The Saudi arms deal and the devil we know
by Barry Cooper
May 20, 2016
The last issue of the Canadian Global Affairs Institute’s quarterly contained several articles dealing with Canada’s reputation in the world and the new government’s efforts to shape that reputation to conform to their national vision. Prime Minister Justin Trudeau’s confident declaration that “Canada is back” signaled a return to multilateralism, UN peacekeeping, bridge-building and other morally uplifting policies.
Certainly, UN-led multilateralism figures prominently in the Trudeau government’s statements on climate change, refugees and the Declaration on the Rights of Indigenous Peoples. The new tone may even lead to a non-permanent seat on the Security Council.
That new tone has seen one glaring exception: Canada said ‘yes’ to the arms deal with Saudi Arabia when the multilateralists and peacekeeping fans would have much preferred a ‘no’.

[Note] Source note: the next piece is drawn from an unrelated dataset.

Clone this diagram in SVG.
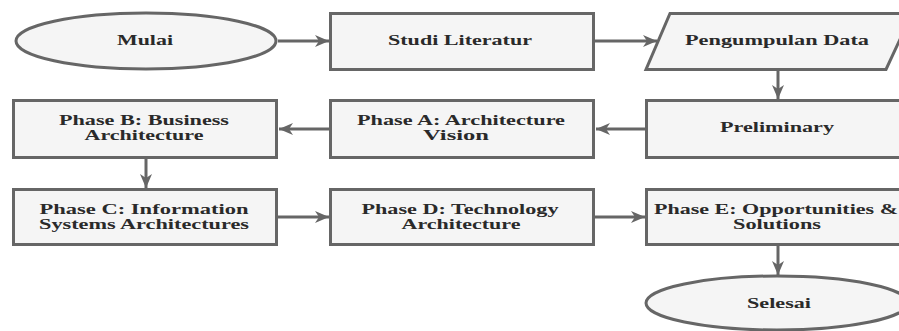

The Saudi arms contract is worth an estimated $15 billion and 3,000 long-term jobs. It provides for the delivery of some 700-plus light armoured combat vehicles (LAVs) to the Saudi Arabian National Guard (SANG). The turreted weapons are supplied by a Belgian firm that reportedly has developed a system to reduce recoil on cannons, thus allowing higher-calibre weapons to be installed on relatively light hulls. The LAVs also may be equipped with a 25mm. chain gun and standard, smaller-calibre machine guns.
These details matter because of a provision in Canadian export-control laws: Weapons are not to be exported when the buyer might use them against civilian populations. Canada’s customer, SANG, is charged with protecting the Saudi royals and defending the regime against internal threats. If necessary, they certainly would use the LAVs against civilians.
This inconvenient truth has put the government in a bind. At first, the minister responsible, Stéphane Dion, said there was an “important difference” between approving a contract and refusing to cancel an existing one. But he approved the export permits all on his own. Then, Mr. Dion said Canada needs to be “respected on the world stage by keeping our word.” That same day, Michael Byers declared that permitting the sale would damage “rather than enhance Canada’s reputation” and “could even cost Canada a seat on the UN Security Council.”
Unfortunately, a debate about morality, respect and reputation is far removed from the reality of Middle Eastern politics, and ignores Canadian interests in one of the most unstable regions in the world.
In the Mid-Eastern context, the Saudis are a source of stability. Despite the region’s apparent hunger for democracy, exemplified by the Arab Spring, it remains easy for monarchs to retain power. That they rely on oppressive security services to do so is a given, as it is for ruling military officers and other assorted regional tyrants. But the monarchs, unlike the other security bosses, are identified with the countries they rule. The legitimacy of this “old money,” as Robert Kaplan called the sultans and kings, is the source of their stability.
Even so, the Saudis have some long-term geopolitical challenges. They do not rule all of Arabia. Yemen, once run by a typical strong man, is a conflict zone. The Hijaz along the Red Sea and Oman on the Gulf are a long way from the up-country homeland of the House of Saud, the Najd. Indeed, compared to the isolated Najd, the coastal littoral is almost cosmopolitan.
One conclusion is obvious: By equipping the SANG with some useful kit, Canada sustains regional stability, which is as much in the long-term interests of the Saudis as it is of Canadians.
Canadians are mature enough to understand why a stable and repressive regime is preferable to an unstable and murderous one, which leads to a second conclusion: Repealing Canada’s moralizing and hypocritical export controls would be geopolitically realistic.